Resistance is not confined to Bolivia and Venezuela, or even to Latin America. It is beginning make its mark on every continent. Things cannot be otherwise, since globalisation means global economic crisis, a global war drive, global environmental devastation and all the social convulsions that come in the train of such things. The rulers of Europe and North America tell workers they have no future unless they lower their wages, lengthen their working hours and worsen their conditions in order to compete with the workers of India and China. All this can only mean that there will be bitter class battles in the most advanced parts of the capitalist system as well as in the poorer parts.
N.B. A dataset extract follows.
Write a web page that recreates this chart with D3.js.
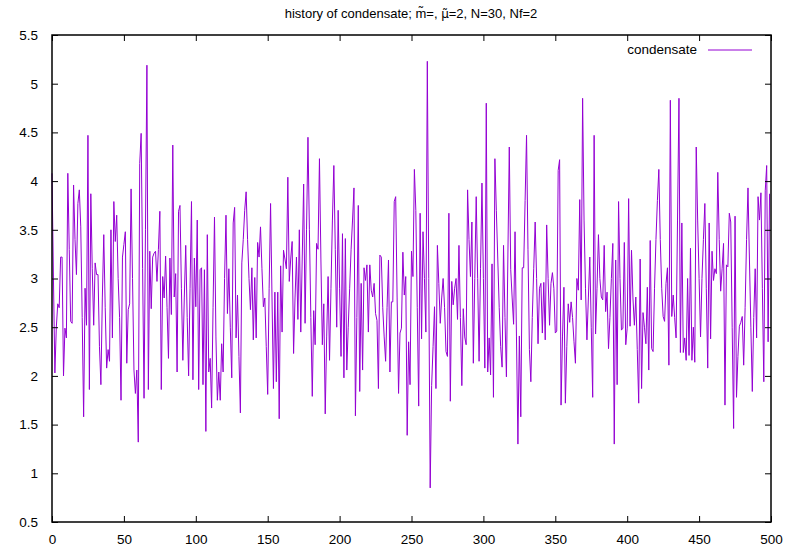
<!DOCTYPE html>
<html>
<head>
<meta charset="utf-8">
<script src="https://cdn.jsdelivr.net/npm/d3@7"></script>
<style>
  html, body { margin: 0; padding: 0; background: #fff; }
  svg { display: block; font-family: "Liberation Sans", Arial, Helvetica, sans-serif; }
</style>
</head>
<body>
<svg id="chart" width="799" height="548"></svg>
<script>
// condensate value per Monte Carlo step (step = array index)
const condensate = [
  4.08, 3.0, 2.03, 2.5, 2.74, 2.7, 3.22, 3.22, 2.0, 2.49,
  2.39, 4.08, 3.3, 2.56, 2.54, 3.96, 3.4, 3.04, 3.77, 3.91,
  3.53, 2.6, 1.58, 2.9, 2.52, 4.47, 1.86, 3.87, 3.1, 2.52,
  3.16, 3.04, 3.04, 2.3, 1.91, 2.8, 3.45, 2.7, 2.08, 2.27,
  2.15, 3.5, 2.39, 3.79, 3.38, 3.65, 3.0, 2.6, 1.75, 3.22,
  3.35, 3.48, 2.13, 2.68, 2.74, 3.92, 3.0, 2.06, 1.82, 2.06,
  1.32, 4.18, 4.49, 3.1, 1.77, 3.5, 5.19, 1.86, 3.28, 2.69,
  3.22, 3.26, 3.28, 2.97, 3.3, 3.69, 1.86, 3.02, 2.8, 3.23,
  2.7, 2.18, 3.21, 2.63, 4.37, 2.81, 3.05, 2.04, 3.69, 3.75,
  2.9, 2.16, 2.8, 3.34, 2.6, 2.0, 2.9, 3.79, 1.96, 3.21,
  2.71, 3.6, 1.86, 3.09, 3.11, 1.91, 3.09, 1.43, 3.45, 2.04,
  2.18, 1.67, 2.7, 3.63, 2.4, 1.75, 2.04, 1.75, 2.33, 2.04,
  3.0, 3.65, 2.64, 3.1, 2.5, 1.98, 3.57, 3.73, 2.39, 2.83,
  2.2, 1.62, 3.16, 3.4, 3.7, 3.89, 3.4, 3.0, 2.68, 3.11,
  2.37, 3.01, 2.39, 3.37, 3.22, 3.53, 3.1, 2.71, 2.8, 2.3,
  1.81, 2.9, 3.77, 2.8, 1.87, 2.86, 1.94, 2.86, 1.56, 3.13,
  2.45, 3.29, 3.2, 3.1, 4.04, 2.97, 3.2, 3.38, 2.23, 2.8,
  3.22, 2.58, 3.5, 2.45, 3.2, 3.97, 2.54, 3.5, 4.45, 3.5,
  2.6, 1.79, 2.67, 2.32, 3.36, 3.3, 4.23, 3.2, 2.32, 2.74,
  1.61, 2.4, 3.02, 2.16, 2.9, 3.6, 4.16, 3.3, 2.5, 3.7,
  2.9, 2.2, 3.46, 1.98, 3.41, 2.06, 2.5, 2.9, 3.3, 3.6,
  3.93, 1.59, 2.6, 3.75, 1.84, 2.95, 2.06, 3.11, 2.98, 3.14,
  2.45, 3.14, 2.88, 2.81, 2.95, 2.64, 2.57, 1.87, 3.24, 3.22,
  2.7, 2.4, 2.15, 2.7, 3.19, 2.04, 2.76, 2.76, 3.79, 3.84,
  2.8, 1.82, 2.44, 2.49, 3.27, 2.83, 3.02, 1.39, 2.35, 1.91,
  3.28, 3.02, 4.12, 3.7, 2.7, 1.69, 3.67, 2.38, 3.48, 3.0,
  2.45, 5.23, 3.0, 0.85, 1.9, 2.3, 2.71, 1.87, 3.34, 2.95,
  2.54, 2.8, 3.0, 2.7, 2.25, 2.2, 3.67, 1.74, 2.97, 2.73,
  2.9, 3.0, 2.58, 3.34, 2.6, 1.9, 2.69, 2.4, 2.32, 3.91,
  3.4, 3.02, 3.58, 2.13, 3.0, 3.84, 3.0, 2.15, 3.1, 3.98,
  3.0, 2.08, 4.8, 2.04, 2.39, 2.01, 3.15, 1.78, 4.23, 3.7,
  3.2, 2.7, 2.3, 2.09, 3.34, 2.6, 1.99, 3.2, 4.35, 3.09,
  2.8, 2.53, 3.48, 2.4, 1.3, 2.41, 1.58, 3.11, 3.11, 3.8,
  4.47, 3.3, 2.27, 1.94, 2.6, 3.1, 3.58, 3.0, 2.33, 2.9,
  2.95, 2.44, 2.96, 2.37, 3.55, 3.0, 2.52, 2.95, 3.06, 2.9,
  2.44, 2.46, 4.11, 4.22, 1.7, 2.4, 2.91, 1.72, 2.3, 2.74,
  2.55, 2.76, 2.6, 2.35, 2.13, 3.0, 2.88, 3.81, 2.78, 4.85,
  3.6, 2.9, 2.37, 2.8, 3.22, 2.5, 1.78, 4.47, 2.43, 2.9,
  3.45, 3.0, 2.81, 2.78, 3.34, 2.66, 2.86, 2.28, 2.6, 3.0,
  3.36, 1.3, 3.19, 1.91, 3.79, 3.0, 2.47, 2.49, 3.37, 2.32,
  2.49, 3.82, 2.51, 3.29, 2.8, 2.52, 2.81, 2.27, 1.72, 3.2,
  1.87, 2.65, 2.5, 2.33, 2.91, 2.06, 3.39, 2.28, 2.25, 2.9,
  3.4, 3.8, 4.12, 3.4, 2.9, 2.61, 2.56, 2.95, 3.11, 2.11,
  4.83, 2.61, 2.83, 2.6, 2.39, 3.6, 4.85, 2.24, 3.57, 2.24,
  2.39, 2.16, 3.0, 2.21, 3.31, 2.16, 2.5, 2.14, 4.35, 3.6,
  3.0, 2.4, 3.0, 3.4, 3.77, 2.9, 2.08, 3.57, 2.38, 3.28,
  2.98, 3.1, 3.05, 4.09, 3.4, 2.87, 3.1, 3.36, 1.7, 3.14,
  3.12, 3.67, 3.58, 2.5, 1.46, 3.64, 1.78, 2.2, 2.51, 2.55,
  2.61, 2.11, 2.7, 3.4, 3.93, 3.2, 2.5, 1.84, 2.6, 3.1,
  2.39, 3.84, 3.6, 3.88, 2.9, 1.94, 3.9, 4.16, 2.35, 3.87
];

const xTickValues = [0, 50, 100, 150, 200, 250, 300, 350, 400, 450, 500];
const yTickValues = [0.5, 1, 1.5, 2, 2.5, 3, 3.5, 4, 4.5, 5, 5.5];
// title pieces; the accented mu is set in DejaVu Sans so the combining tilde sits on it
const titleParts = ["history of condensate; m\u0303=, ", "\u03BC\u0303", "=2, N=30, Nf=2"];
const seriesName = "condensate";

(function () {
  const svg = d3.select("#chart");
  const plotLeft = 52, plotRight = 771, plotTop = 35, plotBottom = 522;
  const tickLen = 6;
  const lineColor = "#9400d3";
  const font = "'Liberation Sans', Arial, Helvetica, sans-serif";

  const x = d3.scaleLinear().domain([0, 500]).range([plotLeft, plotRight]);
  const y = d3.scaleLinear().domain([0.5, 5.5]).range([plotBottom, plotTop]);

  // title
  const title = svg.append("text")
    .attr("x", 411).attr("y", 18)
    .attr("text-anchor", "middle")
    .attr("font-size", 13);
  title.append("tspan").text(titleParts[0]);
  title.append("tspan").attr("font-family", "'DejaVu Sans'").attr("font-size", 12).text(titleParts[1]);
  title.append("tspan").text(titleParts[2]);

  // data line
  const line = d3.line()
    .x((d, i) => x(i))
    .y(d => y(d));

  svg.append("path")
    .datum(condensate)
    .attr("fill", "none")
    .attr("stroke", lineColor)
    .attr("stroke-width", 1)
    .attr("d", line);

  // axes: inward ticks on all four sides, labels on bottom and left
  const fmt = d => String(d);

  const bottomAxis = svg.append("g")
    .attr("transform", `translate(0,${plotBottom})`)
    .call(d3.axisBottom(x).tickValues(xTickValues).tickSize(-tickLen).tickPadding(tickLen + 6).tickFormat(fmt));
  const leftAxis = svg.append("g")
    .attr("transform", `translate(${plotLeft},0)`)
    .call(d3.axisLeft(y).tickValues(yTickValues).tickSize(-tickLen).tickPadding(tickLen + 8).tickFormat(fmt));
  const topAxis = svg.append("g")
    .attr("transform", `translate(0,${plotTop})`)
    .call(d3.axisTop(x).tickValues(xTickValues).tickSize(-tickLen).tickFormat(""));
  const rightAxis = svg.append("g")
    .attr("transform", `translate(${plotRight},0)`)
    .call(d3.axisRight(y).tickValues(yTickValues).tickSize(-tickLen).tickFormat(""));

  [bottomAxis, leftAxis, topAxis, rightAxis].forEach(g => {
    g.select(".domain").remove();
    g.selectAll(".tick line").attr("stroke", "#000").attr("stroke-width", 1);
    g.selectAll(".tick text")
      .attr("fill", "#000")
      .attr("font-size", 13.5)
      .attr("font-family", font);
  });

  // plot border
  svg.append("rect")
    .attr("x", plotLeft).attr("y", plotTop)
    .attr("width", plotRight - plotLeft).attr("height", plotBottom - plotTop)
    .attr("fill", "none")
    .attr("stroke", "#000")
    .attr("stroke-width", 1.5);

  // legend
  const legend = svg.append("g");
  legend.append("text")
    .attr("x", 697).attr("y", 54)
    .attr("text-anchor", "end")
    .attr("font-size", 13.5)
    .text(seriesName);
  legend.append("line")
    .attr("x1", 708).attr("x2", 752)
    .attr("y1", 50).attr("y2", 50)
    .attr("stroke", lineColor)
    .attr("stroke-width", 1);
})();
</script>
</body>
</html>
None of this guarantees successful socialist revolution anywhere. Those who defend the existing system spend billions on arms; they have their police and their secret police, bribes for those who dance to their tune, a squalid gutter press, long experience of dividing and ruling and the ability to rely on habits of deference among those they oppress. Those who think nothing of blasting tens of thousands of people to death in order to establish their control over oil wells will do anything to try to stop a challenge to all their wealth and power. And yet they cannot break their dependence on us, the four or five billion people who labour for them in factories, fields, mines, offices, railway networks, truck depots, warehouses, power stations. Without our class they are nothing. And since their system cannot guarantee a fixed, stable existence for our class, revolts will flare up again and again in the present century as in the last. The question is not whether there will be revolutions in the century ahead, but in which direction those revolutions will go. Will they be snuffed out, as so often in the last century, as people put their trust in the lies and false promises of those who rule over them? Or will the new movement of the last few years rise to the task of uniting into revolutionary organisations all those among the exploited and oppressed able to see a little further than their fellows the evils of the system and the possibilities of overthrowing it.